As you know, your example circuit is a very bad one and I am curious how close you were to the wanted current of 1mA.
Nevertheless, what you did was nothing else than to build a voltage divider between the base resistor and the base-emitter path. And for producing a desired voltage division you must know the current (Ib) through this division chain.
So you have back calculated Ib=Ic/B.
Remember: In your calculation, you did not start with Ib - instead, you have started with Vbe !
That means: You have designed a voltage divider that is able to produce the base-emitter voltage, which is necessary to allow the collector current. And, of course, it was necessary to know and to consider the current through the single bias resistor.
But this approach does not prove any current-control mechanism.

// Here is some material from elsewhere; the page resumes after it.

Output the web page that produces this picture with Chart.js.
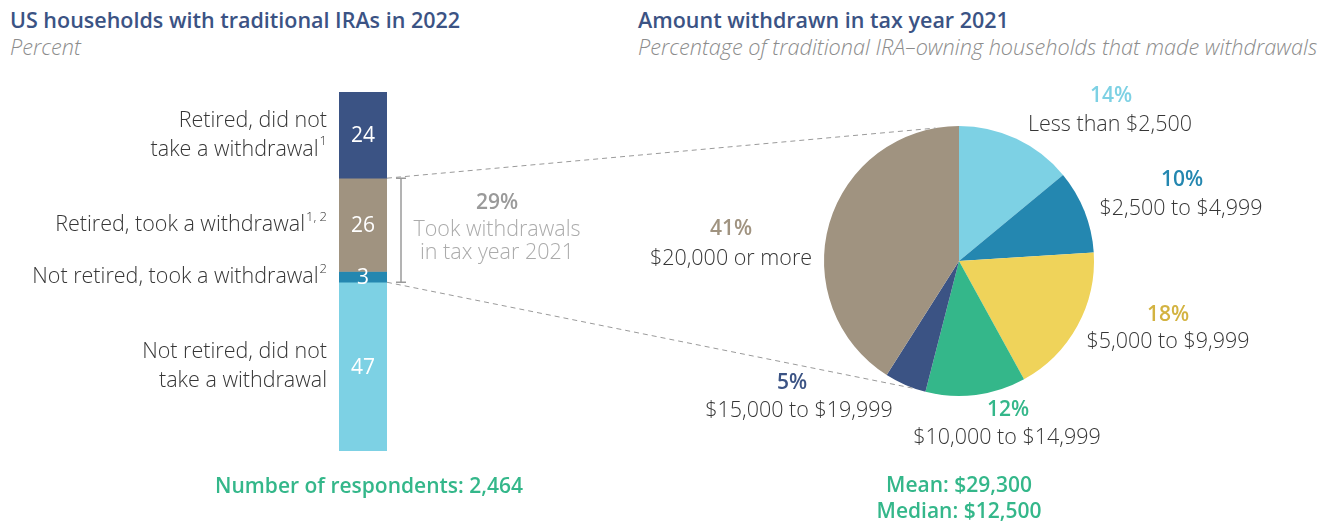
<!DOCTYPE html>
<html lang="en">
<head>
<meta charset="UTF-8">
<script src="https://cdn.jsdelivr.net/npm/chart.js"></script>
<title>Traditional IRA withdrawals</title>
<style>
    body { margin: 0; background: #fff; font-family: "Open Sans", sans-serif; }
    #wrap { position: relative; width: 1323px; height: 521px; overflow: hidden; }
    canvas.layer { position: absolute; left: 0; top: 0; }
    .title { position: absolute; color: #3b5384; font-size: 21.5px; font-weight: 600; line-height: 26px; white-space: nowrap; }
    .sub { position: absolute; color: #8c8c8c; font-size: 21.7px; font-style: italic; font-weight: 300; line-height: 26px; white-space: nowrap; }
    .note { position: absolute; color: #34b78a; font-size: 21px; font-weight: 600; line-height: 26px; text-align: center; white-space: nowrap; }
</style>
</head>
<body>
<div id="wrap">
    <div class="title" style="left:10px; top:7px;">US households with traditional IRAs in 2022</div>
    <div class="sub" style="left:10px; top:34px;">Percent</div>
    <div class="title" style="left:638px; top:7px;">Amount withdrawn in tax year 2021</div>
    <div class="sub" style="left:638px; top:34px;">Percentage of traditional IRA–owning households that made withdrawals</div>

    <canvas id="barChart" class="layer" width="1323" height="521"></canvas>
    <canvas id="pieChart" class="layer" width="1323" height="521"></canvas>

    <div class="note" style="left:215px; width:300px; top:472px;">Number of respondents: 2,464</div>
    <div class="note" style="left:809px; width:300px; top:471px;">Mean: $29,300<br>Median: $12,500</div>
</div>

<script>
// left: households, top to bottom of the bar
const barCategories = ['Retired, did not take a withdrawal', 'Retired, took a withdrawal', 'Not retired, took a withdrawal', 'Not retired, did not take a withdrawal'];
const barLabelLines = [['Retired, did not', 'take a withdrawal'], ['Retired, took a withdrawal'], ['Not retired, took a withdrawal'], ['Not retired, did not', 'take a withdrawal']];
const barFootnotes = ['1', '1, 2', '2', ''];
const barValues = [24, 26, 3, 47];
const barColors = ['#3b5384', '#a09380', '#2487b0', '#7dd1e4'];
const tookWithdrawals = 29;
const tookLabel = ['Took withdrawals', 'in tax year 2021'];

// right: amount withdrawn, clockwise from the top
const pieCategories = ['Less than $2,500', '$2,500 to $4,999', '$5,000 to $9,999', '$10,000 to $14,999', '$15,000 to $19,999', '$20,000 or more'];
const pieValues = [14, 10, 18, 12, 5, 41];
const pieColors = ['#7dd1e4', '#2487b0', '#efd35a', '#34b78a', '#3b5384', '#a09380'];
const pieTextColors = ['#7dd1e4', '#2487b0', '#d3b341', '#34b78a', '#3b5384', '#a09380'];

// label placement around the pie, relative to its centre
const pctOffsets = [[152, -165], [223, -81], [209, 54], [49, 149], [-167, 122], [-228, -32]];
const nameOffsets = [[151, -136], [222, -52], [209, 81], [48, 177], [-160, 150], [-228, -2]];

const FONT = '"Open Sans", sans-serif';
const TEXT = '#363636';

function drawWithSup(ctx, text, sup, x, y) {
    // right aligned text with a small superscript after it
    ctx.textAlign = 'right';
    let supW = 0;
    if (sup) {
        ctx.font = '300 13px ' + FONT;
        supW = ctx.measureText(sup).width + 1;
        ctx.fillText(sup, x, y - 8);
    }
    ctx.font = '300 21.5px ' + FONT;
    ctx.fillText(text, x - supW, y);
}

const barLabels = {
    id: 'barLabels',
    afterDatasetsDraw(chart) {
        const ctx = chart.ctx;
        const y = chart.scales.y;
        const area = chart.chartArea;
        ctx.save();
        ctx.textBaseline = 'middle';
        let start = 0;
        barValues.forEach((v, i) => {
            const mid = (y.getPixelForValue(start) + y.getPixelForValue(start + v)) / 2;
            start += v;
            // value inside the bar
            ctx.fillStyle = '#fff';
            ctx.font = '21px ' + FONT;
            ctx.textAlign = 'center';
            ctx.fillText(String(v), (area.left + area.right) / 2, mid + 1);
            // category on the left
            ctx.fillStyle = TEXT;
            const lines = barLabelLines[i];
            const lh = 29;
            lines.forEach((line, j) => {
                const ly = mid + (j - (lines.length - 1) / 2) * lh;
                drawWithSup(ctx, line, j === lines.length - 1 ? barFootnotes[i] : '', area.left - 12, ly);
            });
        });

        // bracket for the households that took withdrawals
        const top = y.getPixelForValue(barValues[0]);
        const bot = y.getPixelForValue(barValues[0] + barValues[1] + barValues[2]);
        const bx = area.right + 14;
        ctx.strokeStyle = '#9a9a9a';
        ctx.lineWidth = 1.5;
        ctx.beginPath();
        ctx.moveTo(bx, top); ctx.lineTo(bx, bot);
        ctx.moveTo(bx - 5, top); ctx.lineTo(bx + 5, top);
        ctx.moveTo(bx - 5, bot); ctx.lineTo(bx + 5, bot);
        ctx.stroke();

        const mid = (top + bot) / 2;
        ctx.textAlign = 'center';
        ctx.fillStyle = '#9a9a9a';
        ctx.font = '600 21px ' + FONT;
        ctx.fillText(tookWithdrawals + '%', bx + 96, mid - 27);
        ctx.fillStyle = '#ababab';
        ctx.font = '300 21.5px ' + FONT;
        ctx.fillText(tookLabel[0], bx + 96, mid);
        ctx.fillText(tookLabel[1], bx + 96, mid + 23);
        ctx.restore();
    }
};

const barChart = new Chart(document.getElementById('barChart'), {
    type: 'bar',
    data: {
        labels: ['Households'],
        datasets: barCategories.map((c, i) => ({
            label: c,
            data: [barValues[i]],
            backgroundColor: barColors[i],
            borderWidth: 0,
            barPercentage: 1,
            categoryPercentage: 1
        }))
    },
    options: {
        responsive: false,
        animation: false,
        layout: { padding: { left: 339, right: 1323 - 387, top: 92, bottom: 521 - 451 } },
        scales: {
            x: { stacked: true, display: false },
            y: { stacked: true, display: false, min: 0, max: 100, reverse: true }
        },
        plugins: { legend: { display: false }, tooltip: { enabled: false } }
    },
    plugins: [barLabels]
});

const pieLabels = {
    id: 'pieLabels',
    afterDatasetsDraw(chart) {
        const ctx = chart.ctx;
        const arcs = chart.getDatasetMeta(0).data;
        const cx = arcs[0].x, cy = arcs[0].y, r = arcs[0].outerRadius;
        ctx.save();
        ctx.textAlign = 'center';
        ctx.textBaseline = 'middle';
        pieValues.forEach((v, i) => {
            ctx.fillStyle = pieTextColors[i];
            ctx.font = '600 21px ' + FONT;
            ctx.fillText(v + '%', cx + pctOffsets[i][0], cy + pctOffsets[i][1]);
            ctx.fillStyle = TEXT;
            ctx.font = '300 21.5px ' + FONT;
            ctx.fillText(pieCategories[i], cx + nameOffsets[i][0], cy + nameOffsets[i][1]);
        });

        // dashed lines from the bar bracket to the pie
        const ys = barChart.scales.y;
        const x0 = barChart.chartArea.right;
        const y1 = ys.getPixelForValue(barValues[0]);
        const y2 = ys.getPixelForValue(barValues[0] + barValues[1] + barValues[2]);
        const onPie = deg => {
            const a = (deg - 90) * Math.PI / 180;
            return [cx + r * Math.cos(a), cy + r * Math.sin(a)];
        };
        const p1 = onPie(-10), p2 = onPie(199);
        ctx.strokeStyle = '#9a9a9a';
        ctx.lineWidth = 1;
        ctx.setLineDash([5, 4]);
        ctx.beginPath();
        ctx.moveTo(x0, y1); ctx.lineTo(p1[0], p1[1]);
        ctx.moveTo(x0, y2); ctx.lineTo(p2[0], p2[1]);
        ctx.stroke();
        ctx.restore();
    }
};

new Chart(document.getElementById('pieChart'), {
    type: 'pie',
    data: {
        labels: pieCategories,
        datasets: [{
            data: pieValues,
            backgroundColor: pieColors,
            borderWidth: 0
        }]
    },
    options: {
        responsive: false,
        animation: false,
        layout: { padding: { left: 824, right: 1323 - 1094, top: 126, bottom: 521 - 396 } },
        plugins: { legend: { display: false }, tooltip: { enabled: false } }
    },
    plugins: [pieLabels]
});
</script>
</body>
</html>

As you know, the classical (and best) approach for such a common emitter stage is to use a low-impedance voltage divider at the base for producing a voltage Vb as "stiff" as possible (as independent as possible from the unknown base current) - together with an emitter resistor Re for producing negative feedback.
In this case, the whole circuit is relatively independent on the above mentioned Vbe-uncertainty (0.6 or 0.7 volts) as well as the huge tolerances of Ib.
Why do you think is this the best design?
Are you aware that the effect of Re is current-controlled voltage feedback?

Do you really consider my position still as "strange"?

Final question: In your design example, it was not necessary to know about the exponential current-voltage relationship because you did not want to have a specific voltage gain. So - you have selected 1mA without any performance requirement. However, as soon as you want to design a gain stage with specific properties you need to know the transconductance, don`t you?

 

I have a lot of experience with circuit calculations. When I was young, I soldered many direct amplifier receivers, which I designed myself. I also did active antennas and antenna amplifiers. And I'm a former integrated circuit designer. I've been doing that for 20 years. I'm also an expert at modeling with Spice. Just so you know who you are talking to. Right now I'm in the business of turning lasers on. I design photodetectors. And I never used the "crappy" basic divider and resistor circuit, which is a poor use of transistors and is basic for students to learn.
Let's get back to our sheep.
First I will show that you don't know how a photodiode works. I will write another letter about the calculation of my first amplifier.
Photodiodes are usually used at negative bias. Their current is almost independent of this bias, but the higher the bias, the lower the barrier capacitance, which is needed to increase the speed. How do you explain from your position the independence of current from voltage change? Here is a calculation on LTspice. Although I don't think this is an argument for you. It is true that avalanche photodiodes have carrier multiplication at quite high voltages. By the way, I made models for them. Here you can see the dependence of the photocurrent on the voltage on the photodiode.

 

Let's get back to my amplifier. That was the time of germanium transistors and your statement about "Vbe-uncertainty (0.6 or 0.7 volts)" is wrong. Look at my calculation. I gave the voltage at the base. I used a 9 volt battery. When I did the calculation I did not consider the base-emitter voltage (I ignored it). This gave an error of 2%. The resistors had a 5% variation. I wanted to set 1 mA through the transistor and I got this current (I used a cheap ammeter with an arrow). I was making a circuit on a particular transistor and I had no trouble making a current gain measurement for that particular transistor. Earlier, I had bought an amateur radio kit. This kit included a meter, a transistor meter attachment, and a soldering iron. I am well aware that if I put a transistor with a different current gain into the circuit, I would have to change the basic mode.
The mathematical model of the Ebers-Moll transistor uses current transfer coefficients, although there are also diodes, with exponential volt-ampere characteristics. It turns out more important in the model currents through diodes. In very rare cases voltages are used to set the mode of the transistor. A small change in the base-emitter voltage can significantly change the collector current.